There's also a commercial component to the new program, called Site Match. For a fee, Yahoo will let marketers pay to regularly feed it Web addresses for speedier indexing in the database, a practice in the industry called paid inclusion. Yahoo has essentially repackaged the paid-inclusion programs of its three recent acquisitions--Inktomi, AltaVista and Fast Web search--to produce Site Match. Marketers will now be able to buy into one indexing program, instead of three, to be included in Yahoo search results as well as those of search partners like MSN.

The move comes only weeks after Yahoo dumped Google as its search provider and began using its own technology platform. Yahoo had been gearing up for the switch for the past year, after buying search technology company Inktomi and commercial listings provider Overture Services for nearly $2 billion in a bid to recapture the search crown from Google.

The company has a vested interest in winning back the loyalty of Web searchers it lost to Google in recent years; financial analysts expect that search engine advertising will generate nearly $4 billion this year.

The move also comes weeks after Google boasted the expansion of its own searchable index to more than 6 billion documents. Google said at the time that growing its database serves to improve the overall comprehensiveness of its search results.

Yahoo's Cadogan would not say how many documents it searches--only that its index reaches into several billion.
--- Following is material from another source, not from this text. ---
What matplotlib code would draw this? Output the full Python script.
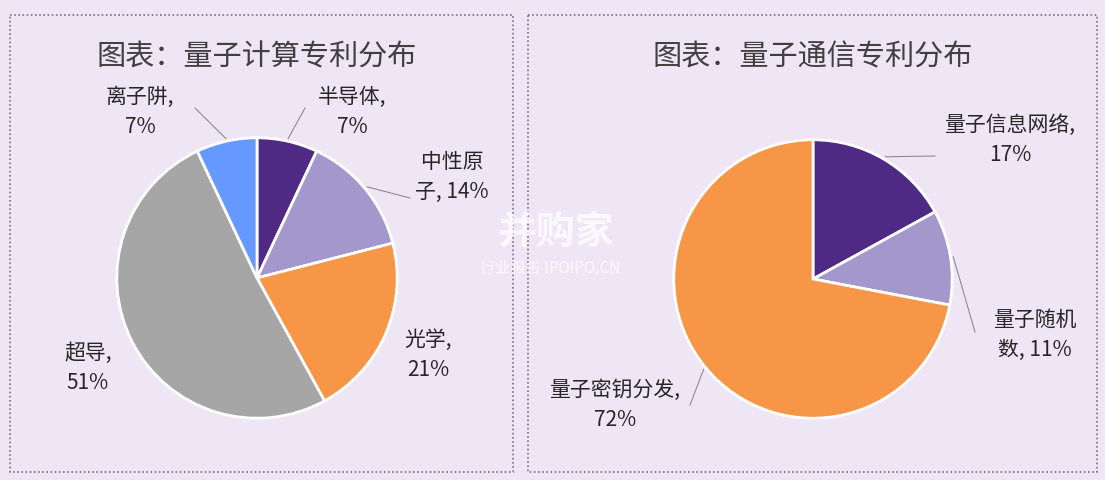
import numpy as np
import matplotlib
matplotlib.use("Agg")
import matplotlib.pyplot as plt
from matplotlib.patches import Rectangle

plt.rcParams['font.family'] = ['Noto Sans CJK SC', 'DejaVu Sans']

BG = "#EFE6F5"
TEXT = "#262626"

# Data
left_title = "图表：量子计算专利分布"
left_labels = ["半导体,\n7%", "中性原\n子, 14%", "光学,\n21%", "超导,\n51%", "离子阱,\n7%"]
left_values = [7, 14, 21, 51, 7]
left_colors = ["#4E2A84", "#A497CC", "#F79646", "#A6A6A6", "#6699FF"]

right_title = "图表：量子通信专利分布"
right_labels = ["量子信息网络,\n17%", "量子随机\n数, 11%", "量子密钥分发,\n72%"]
right_values = [17, 11, 72]
right_colors = ["#4E2A84", "#A497CC", "#F79646"]

W, H = 1105, 480
fig = plt.figure(figsize=(W / 100, H / 100), dpi=100, facecolor=BG)

# overlay in pixel coordinates
ov = fig.add_axes([0, 0, 1, 1], zorder=5)
ov.set_xlim(0, W)
ov.set_ylim(H, 0)
ov.axis("off")
ov.patch.set_alpha(0)

# panel borders
for x0, x1 in [(10, 513), (528, 1097)]:
    ov.add_patch(Rectangle((x0, 15), x1 - x0, 457, fill=False,
                           edgecolor="#7F6A93", linestyle=(0, (1, 1.5)), linewidth=1.2))


def draw_pie(cx, cy, r, values, colors, labels, label_pos, leaders, title, tx):
    ax = fig.add_axes([(cx - r) / W, (H - cy - r) / H, 2 * r / W, 2 * r / H])
    ax.pie(values, colors=colors, startangle=90, counterclock=False, radius=1,
           wedgeprops=dict(edgecolor="white", linewidth=2))
    ax.set_xlim(-1.02, 1.02)
    ax.set_ylim(-1.02, 1.02)
    ax.set_aspect("auto")
    ax.axis("off")
    # mid angles
    cum = np.cumsum([0] + list(values))
    total = cum[-1]
    for i, (lab, (lx, ly)) in enumerate(zip(labels, label_pos)):
        ov.text(lx, ly, lab, ha="center", va="center", fontsize=15,
                color=TEXT, linespacing=1.45)
        if leaders[i] is not None:
            mid = (cum[i] + cum[i + 1]) / 2 / total
            ang = np.pi / 2 - 2 * np.pi * mid
            px, py = cx + r * np.cos(ang), cy - r * np.sin(ang)
            ex, ey = leaders[i]
            ov.plot([px, ex], [py, ey], color="#8C8C8C", linewidth=0.8)
    ov.text(tx, 57, title, ha="center", va="center", fontsize=21, color="#404040")


draw_pie(257, 278, 143, left_values, left_colors, left_labels,
         [(352, 112), (452, 177), (428, 355), (88, 368), (140, 112)],
         [(305, 108), (410, 198), None, None, (195, 108)],
         left_title, 257)
draw_pie(813, 279, 142, right_values, right_colors, right_labels,
         [(1010, 140), (1035, 335), (615, 405)],
         [(935, 156), (975, 332), (690, 405)],
         right_title, 813)

# watermark
ov.text(555, 232, "并购家", ha="center", va="center", fontsize=28,
        color="white", alpha=0.75, fontweight="bold")
ov.text(550, 268, "行业报告 IPOIPO.CN", ha="center", va="center", fontsize=11,
        color="white", alpha=0.75)

fig.savefig("out.png", dpi=100, facecolor=BG)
He said that about 99 percent of the company's search results draw on documents it has obtained freely from public Web sites. The other 1 percent is the result of the paid-inclusion program.

The new content program will help Yahoo increase the comprehensiveness of the index by tapping the estimated 10 billion to 100 billion documents of the deep Web, he said. In one partnership, Yahoo will receive feeds of more than 17,000 pieces of related audio content from NPR, the nationally syndicated news radio program. It will also receive fresh feeds from NPR so that it can index new content within one to two days.
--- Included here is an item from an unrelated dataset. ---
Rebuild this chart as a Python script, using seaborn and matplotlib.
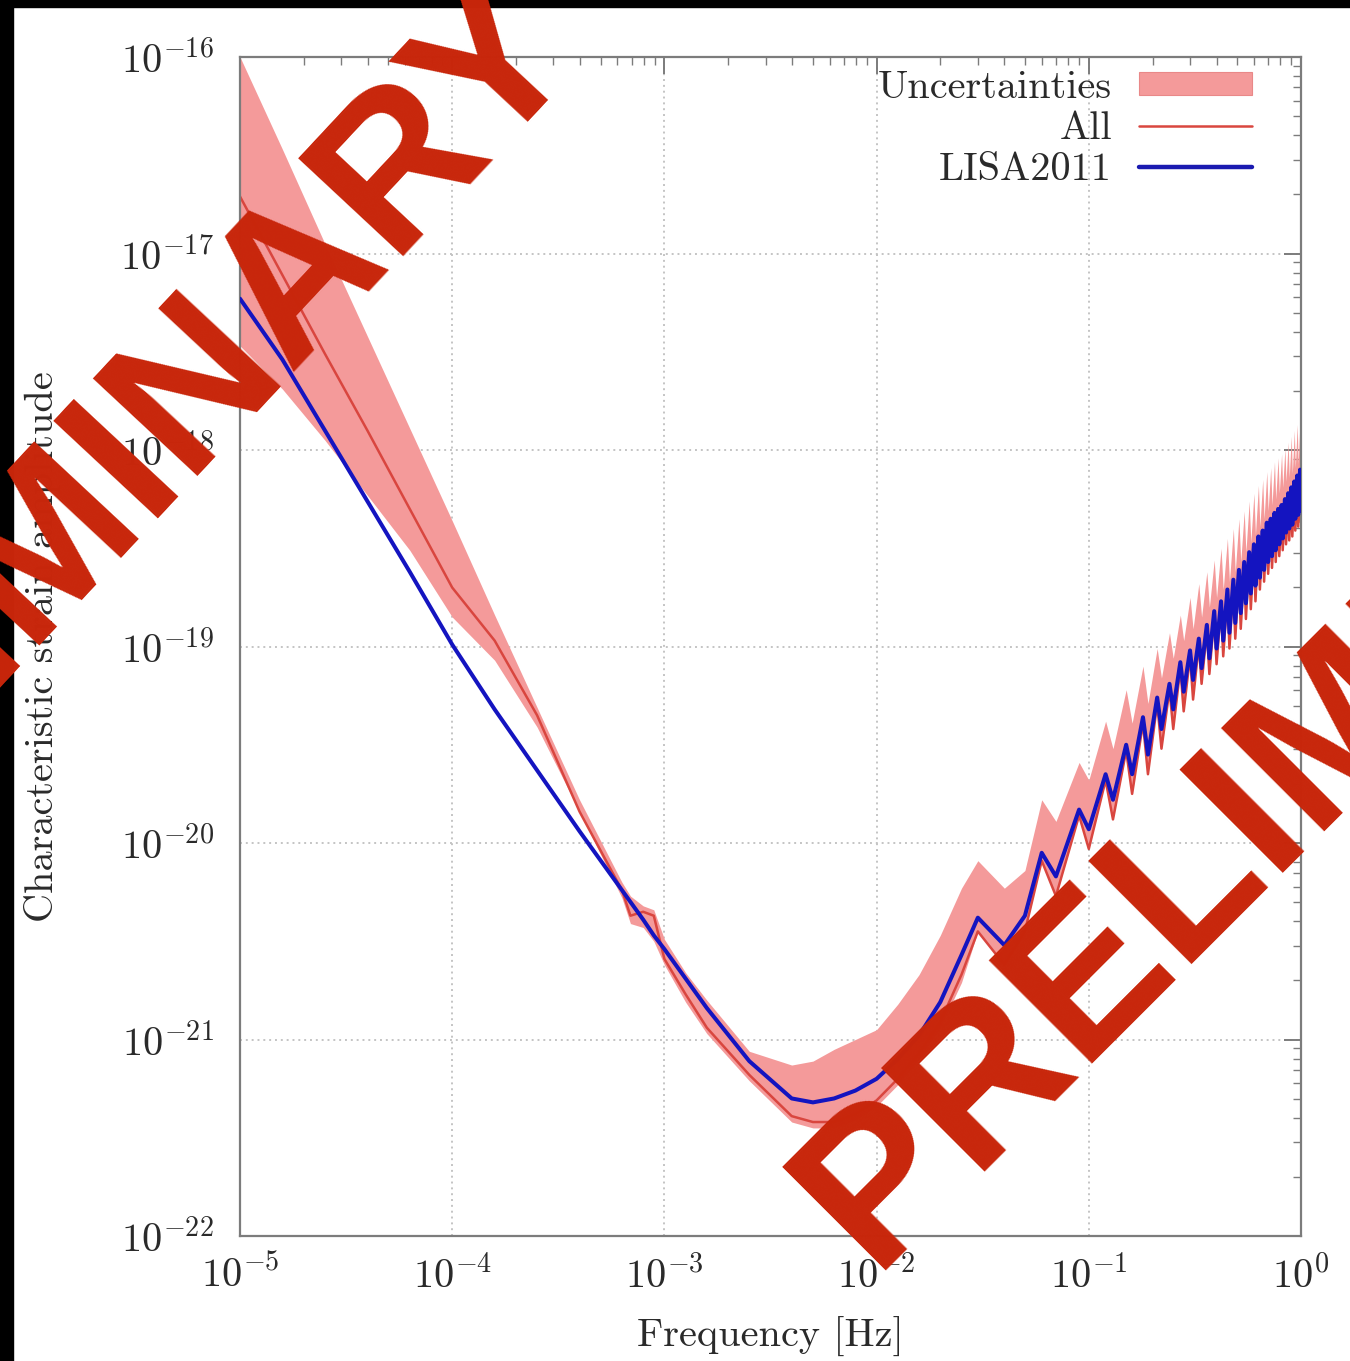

Cadogan said that Web sites like eBay can also pay to participate in Site Match to ensure that an auction listing is current when a Web surfer searches on "BMW 2002 green," for example.

Site Match costs marketers $49 annually to list the first Web address and $29 for the second Web address thereafter, up to 10. After 10 addresses, the site would pay $10 per listing. The marketer then pays between 15 cents and 30 cents when a Web surfer clicks on its listing in search results.

Still, some industry watchers have expressed concern that paid-inclusion programs can adversely influence search results and confuse Web surfers who are looking for unbiased results.

Google does not offer a paid-inclusion program and its executives have denounced for-fee indexing because of its potential to skew results.

Cadogan maintained that there is an "iron wall" between commercial and free search results on Yahoo, governed by quality standards and ranking algorithms that ensure that results are relevant to people.

"Everything goes through a quality process, including an example in the free crawl," he said, "and every piece of content is handled exactly the same way for ranking."